With this sensitivity, Latino voters may focus on two rules changes that surround Gorsuch. First, the fact that President Obama nominated someone for the Scalia seat who never even got a confirmation hearing will long resonate for many Latinos as a troublesome rules change by Senate leadership. Second, the so-called “nuclear option” to eliminate the 60-vote threshold for Court appointments will strike many Latino voters as akin to the cynical, politically expedient changes that the Latino community has confronted in other circumstances. These alterations of the rules may prove long-lived in the minds of Latino voters, particularly if Gorsuch is on the wrong side of a 5-4 decision going against the Latino community in May or June of a senatorial election year.

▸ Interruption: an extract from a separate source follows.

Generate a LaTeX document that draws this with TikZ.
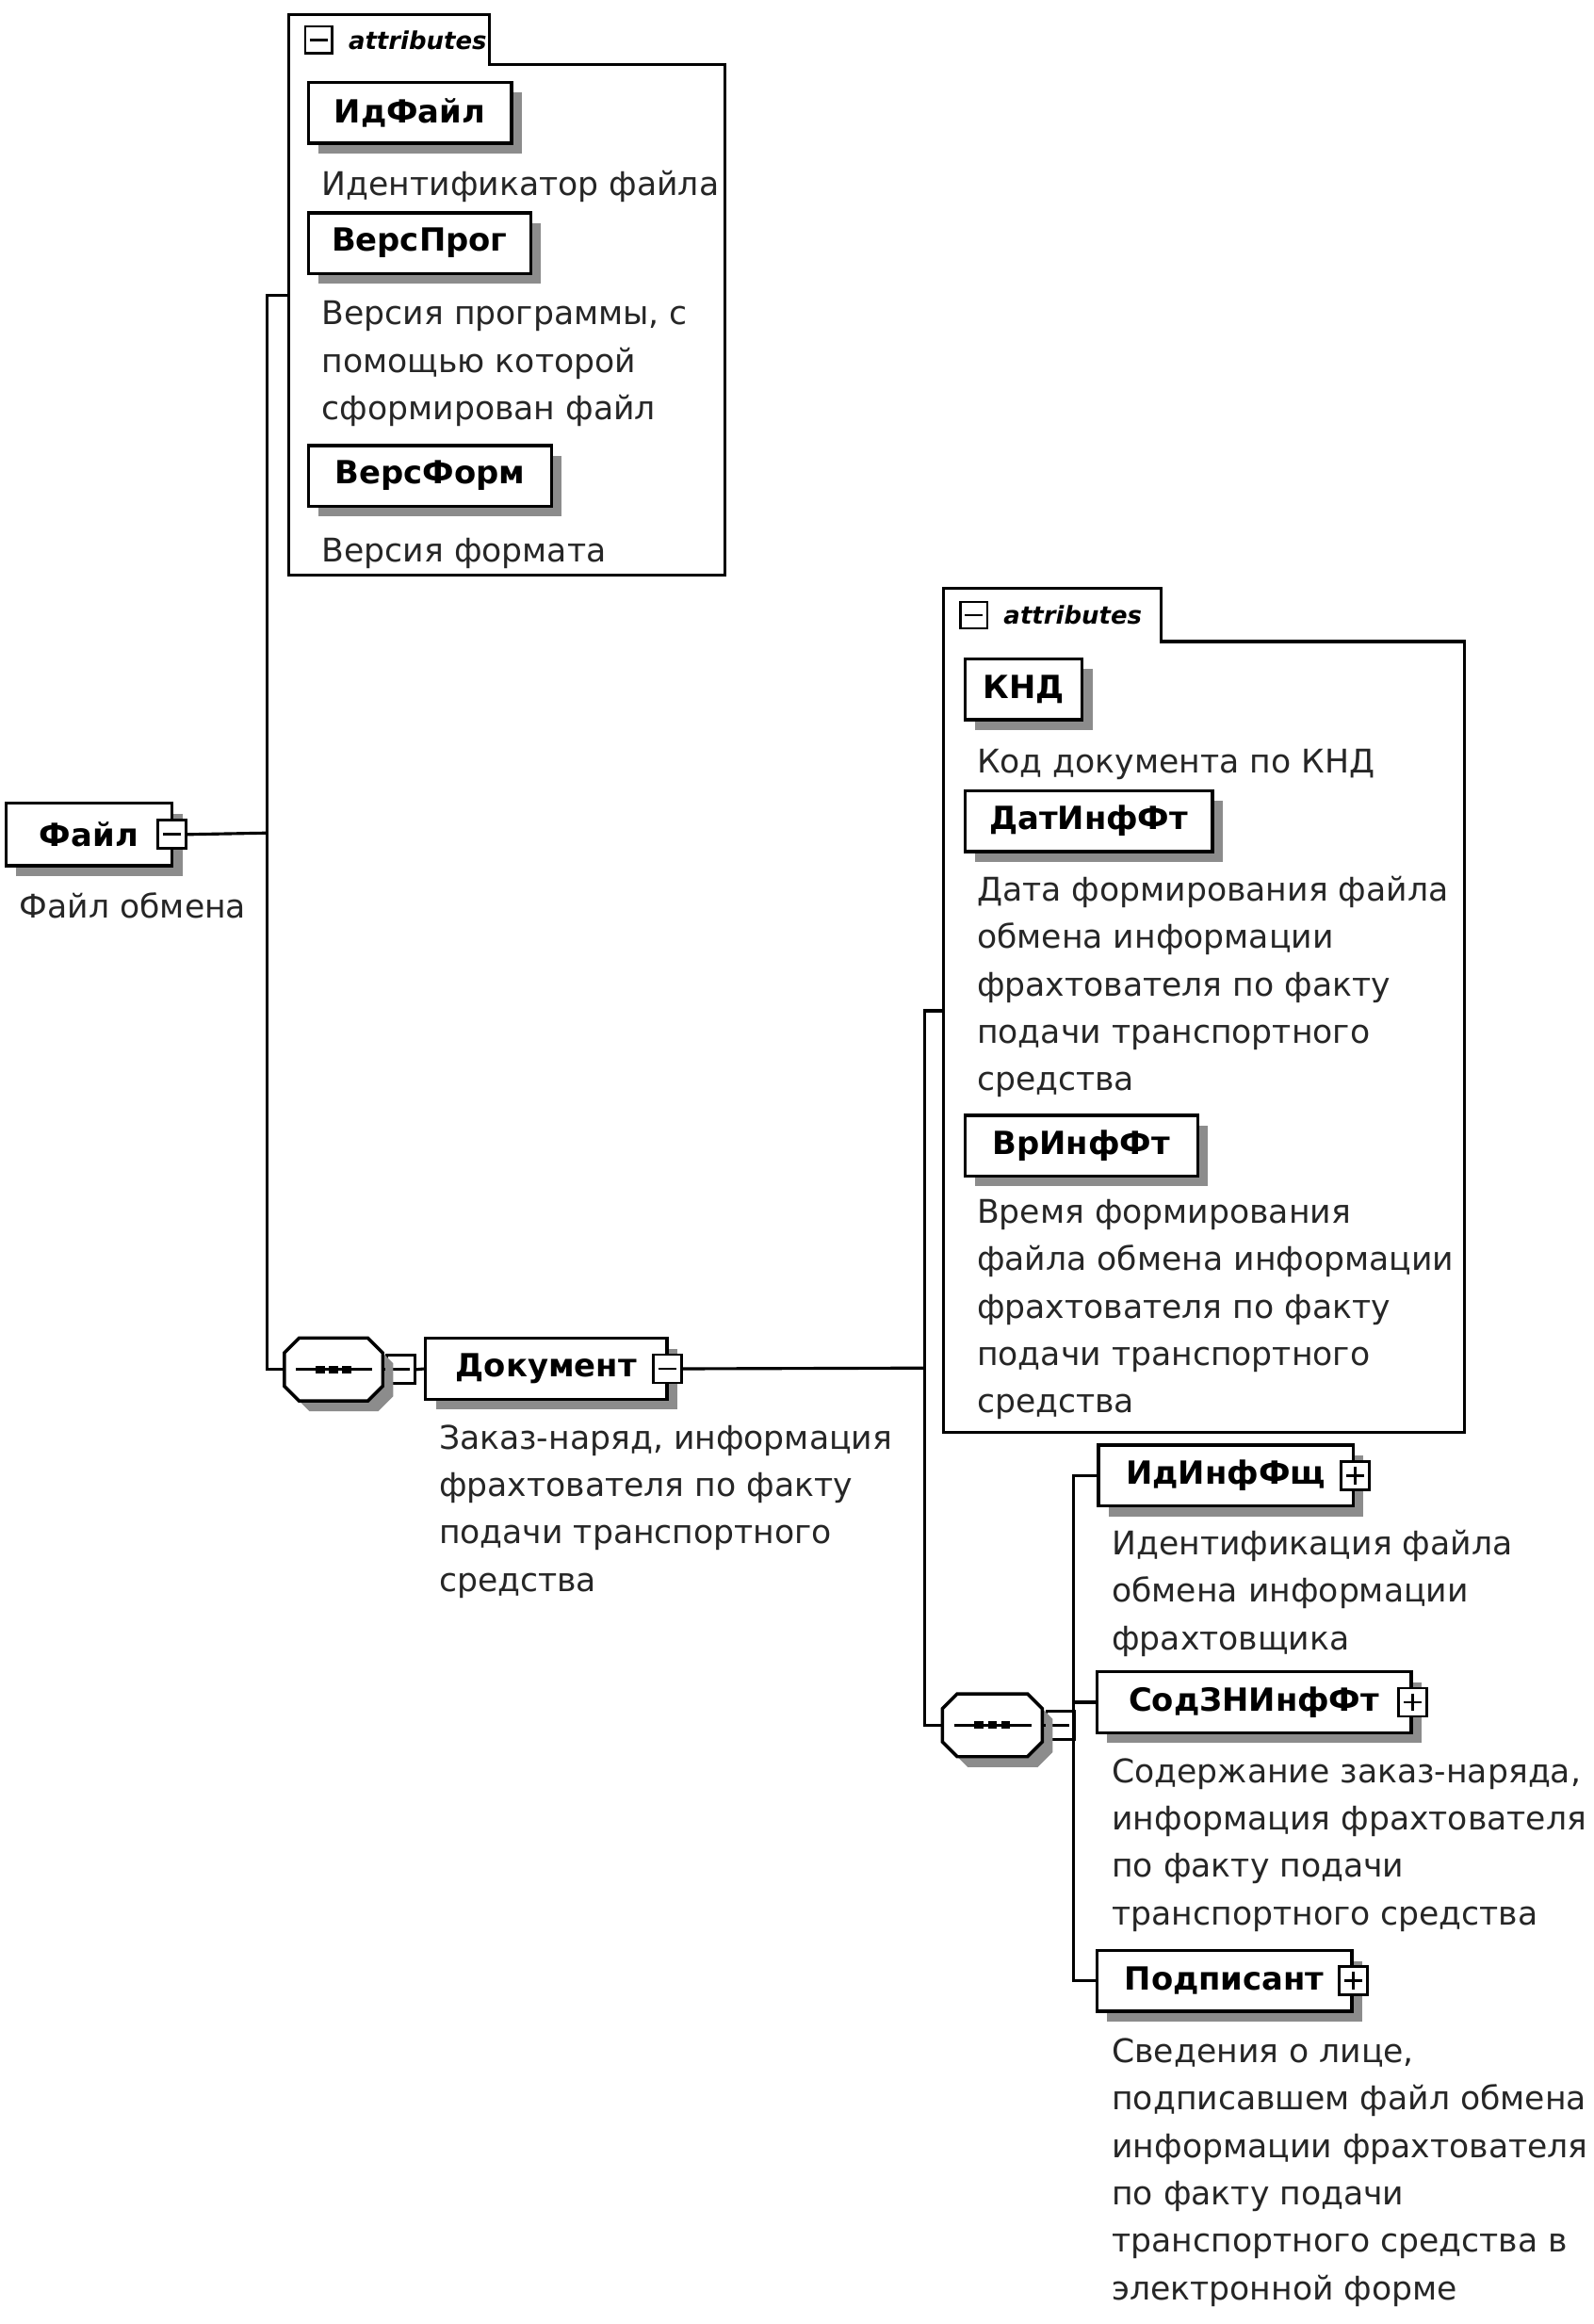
\documentclass[tikz,border=0pt]{standalone}
\usepackage{fontspec}
\setmainfont{DejaVu Sans}
\usetikzlibrary{shadows,positioning}
\begin{document}
\begin{tikzpicture}[x=1pt,y=-1pt,line join=miter,font=\fontsize{22}{32}\selectfont]
	\tikzset{
		elem/.style={draw,line width=2.2pt,fill=white,minimum height=41pt,inner sep=0pt,
			font=\bfseries\fontsize{21.5}{25}\selectfont,
			drop shadow={shadow xshift=7pt,shadow yshift=-7pt,fill=black!45,opacity=1}},
		btn/.style={draw,line width=1.8pt,fill=white,minimum size=19pt,inner sep=0pt},
		minusbtn/.style={btn,path picture={
			\draw[line width=1.8pt] ([xshift=3.5pt]path picture bounding box.west)--([xshift=-3.5pt]path picture bounding box.east);}},
		plusbtn/.style={btn,path picture={
			\draw[line width=1.8pt] ([xshift=3.5pt]path picture bounding box.west)--([xshift=-3.5pt]path picture bounding box.east);
			\draw[line width=1.8pt] ([yshift=-3.5pt]path picture bounding box.north)--([yshift=3.5pt]path picture bounding box.south);}},
		seqpath/.style={insert path={([xshift=10pt]#1.north west) -- ([xshift=-10pt]#1.north east) -- ([yshift=-10pt]#1.north east)
			-- ([yshift=10pt]#1.south east) -- ([xshift=-10pt]#1.south east) -- ([xshift=10pt]#1.south west)
			-- ([yshift=10pt]#1.south west) -- ([yshift=-10pt]#1.north west) -- cycle}},
		area/.style={draw=none,inner sep=0pt},
		attrline/.style={line width=2pt},
		tabtext/.style={anchor=west,inner sep=0pt,font=\bfseries\itshape\fontsize{16.5}{18}\selectfont},
		desc/.style={anchor=north west,align=left,inner sep=0pt,text=black!85,
			execute at begin node={\rule{0pt}{20pt}}},
		wire/.style={line width=2pt}
	}
	\path[use as bounding box,fill=white] (0,0) rectangle (1075,1568);
	% Файл
	\node[elem,minimum width=112pt,minimum height=42pt] (file) at (60,563) {Файл\hspace{10pt}};
	\node[minusbtn] (btnFile) at ([xshift=-1pt]file.east) {};
	\node[desc] (dFile) at (13,599) {Файл обмена};
	% attributes 1
	\node[area,minimum width=135pt,minimum height=34pt] (tabA) at (262.5,27) {};
	\node[area,minimum width=294pt,minimum height=344pt] (attrA) at (342,216) {};
	\draw[attrline] (tabA.south west) |- (tabA.north east) |- (attrA.north east) |- (attrA.south west) -- cycle;
	\node[btn,minimum size=18pt,line width=1.5pt,path picture={\draw[line width=1.5pt] ([xshift=3pt]path picture bounding box.west)--([xshift=-3pt]path picture bounding box.east);}] (tabminA) at (215,27) {};
	\node[tabtext] (tabtxtA) at (235,27) {attributes};
	\foreach \n/\x/\y/\w/\t in {idFile/276.5/76/137/ИдФайл,versProg/283/164/150/ВерсПрог,versForm/290/321/164/ВерсФорм}{
		\node[elem,minimum width=\w pt] (\n) at (\x,\y) {\t};}
	\node[desc] (dIdFile) at (217,112) {Идентификатор файла};
	\node[desc] (dVersProg) at (217,203) {Версия программы, с\\помощью которой\\сформирован файл};
	\node[desc] (dVersForm) at (217,359) {Версия формата};
	\coordinate (attrAin) at (195,199);
	\coordinate (forkA) at (180,562);
	% Документ
	\node[area,minimum width=66pt,minimum height=42pt] (seqA) at (225,924) {};
	\node[minusbtn,right=2pt of seqA] (btnSeqA) {};
	\node[elem,minimum width=163pt] (doc) at (368.5,923.5) {Документ\hspace{8pt}};
	\node[minusbtn] (btnDoc) at ([xshift=-1pt]doc.east) {};
	\node[desc] (dDoc) at (296,961) {Заказ-наряд, информация\\фрахтователя по факту\\подачи транспортного\\средства};
	% attributes 2
	\node[area,minimum width=146pt,minimum height=36pt] (tabB) at (710,415) {};
	\node[area,minimum width=351pt,minimum height=533pt] (attrB) at (812.5,699.5) {};
	\draw[attrline] (tabB.south west) |- (tabB.north east) |- (attrB.north east) |- (attrB.south west) -- cycle;
	\node[btn,minimum size=18pt,line width=1.5pt,path picture={\draw[line width=1.5pt] ([xshift=3pt]path picture bounding box.west)--([xshift=-3pt]path picture bounding box.east);}] (tabminB) at (657,415) {};
	\node[tabtext] (tabtxtB) at (677,415) {attributes};
	\foreach \n/\x/\y/\w/\t in {knd/690.5/465/79/КНД,datInf/734.5/554/167/ДатИнфФт,vrInf/729.5/773/157/ВрИнфФт}{
		\node[elem,minimum width=\w pt] (\n) at (\x,\y) {\t};}
	\node[desc] (dKnd) at (659,501) {Код документа по КНД};
	\node[desc] (dDatInf) at (659,591) {Дата формирования файла\\обмена информации\\фрахтователя по факту\\подачи транспортного\\средства};
	\node[desc] (dVrInf) at (659,809) {Время формирования\\файла обмена информации\\фрахтователя по факту\\подачи транспортного\\средства};
	\coordinate (attrBin) at (637,682);
	\coordinate (forkB) at (624,923);
	% sequence 2
	\node[area,minimum width=67pt,minimum height=42pt] (seqB) at (669.5,1164) {};
	\node[minusbtn,right=2pt of seqB] (btnSeqB) {};
	\coordinate (forkC) at (724,1164);
	\foreach \n/\x/\y/\w/\t in {idInf/827/995.5/172/ИдИнфФщ,sodZn/846/1148.5/212/СодЗНИнфФт,podp/826/1336.5/172/Подписант}{
		\node[elem,minimum width=\w pt] (\n) at (\x,\y) {\t\hspace{10pt}};
		\node[plusbtn] (btn\n) at (\n.east) {};}
	\node[desc] (dIdInf) at (750,1032) {Идентификация файла\\обмена информации\\фрахтовщика};
	\node[desc] (dSodZn) at (750,1186) {Содержание заказ-наряда,\\информация фрахтователя\\по факту подачи\\транспортного средства};
	\node[desc] (dPodp) at (750,1375) {Сведения о лице,\\подписавшем файл обмена\\информации фрахтователя\\по факту подачи\\транспортного средства в\\электронной форме};
	% sequence shapes
	\foreach \s in {seqA,seqB}{
		\fill[black!45,transform canvas={xshift=7pt,yshift=-7pt},seqpath=\s];
		\filldraw[fill=white,line width=2.2pt,seqpath=\s];
		\draw[line width=1.8pt] ([xshift=8pt]\s.west) -- ([xshift=-7pt]\s.east);
		\foreach \d in {-9,0,9}{
			\fill ([xshift=\d pt-3pt,yshift=-2.5pt]\s.center) rectangle ([xshift=\d pt+3pt,yshift=2.5pt]\s.center);}}
	% connectors
	\draw[wire] (btnFile.east) -- (forkA);
	\draw[wire] (attrAin) -| (forkA) |- (seqA.west);
	\draw[wire] (seqA.east) -- (btnSeqA.west);
	\draw[wire] (btnSeqA.east) -- (doc.west);
	\draw[wire] (btnDoc.east) -- (forkB);
	\draw[wire] (attrBin) -| (forkB) |- (seqB.west);
	\draw[wire] (seqB.east) -- (btnSeqB.west);
	\draw[wire] (btnSeqB.east) -- (forkC);
	\draw[wire] (idInf.west) -| (forkC) |- (podp.west);
	\draw[wire] (sodZn.west) -- (sodZn.west -| forkC);
\end{tikzpicture}
\end{document}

Finally, the Latino community may soon perceive that a confirmed Gorsuch is participating as a justice in more troubling constitutional “rules” changes, undertaken by the Court just as Latinos become more and more prominent in the nation’s population. Most illustrative is the Court’s troubling and developing recognition of personal rights for entities – corporation and privately held businesses – that then override, in practical terms, the rights of human beings. The Citizens United decision, granting corporations cognizable free-speech rights, and the Hobby Lobby decision, in which Gorsuch participated prominently in the Tenth Circuit, according religious liberty to businesses, exemplify this trend. As more and more Latinos and Latinas are among the persons whose own rights are overridden by these newly-recognized rights of non-human entities, Latino voters may detect the kind of troubling constitutional rules changes that parallel the Latino community experience.

In short, any senator, from either party, in a state with a growing Latino population and an increasingly influential Latino electorate, would do well to pause and reconsider before adopting political advice that the Gorsuch confirmation and the nuclear option won’t have influence come re-election time. Latino voters, a growing and dynamic electorate, may well have long – and motivational – memories when it comes to these two issues.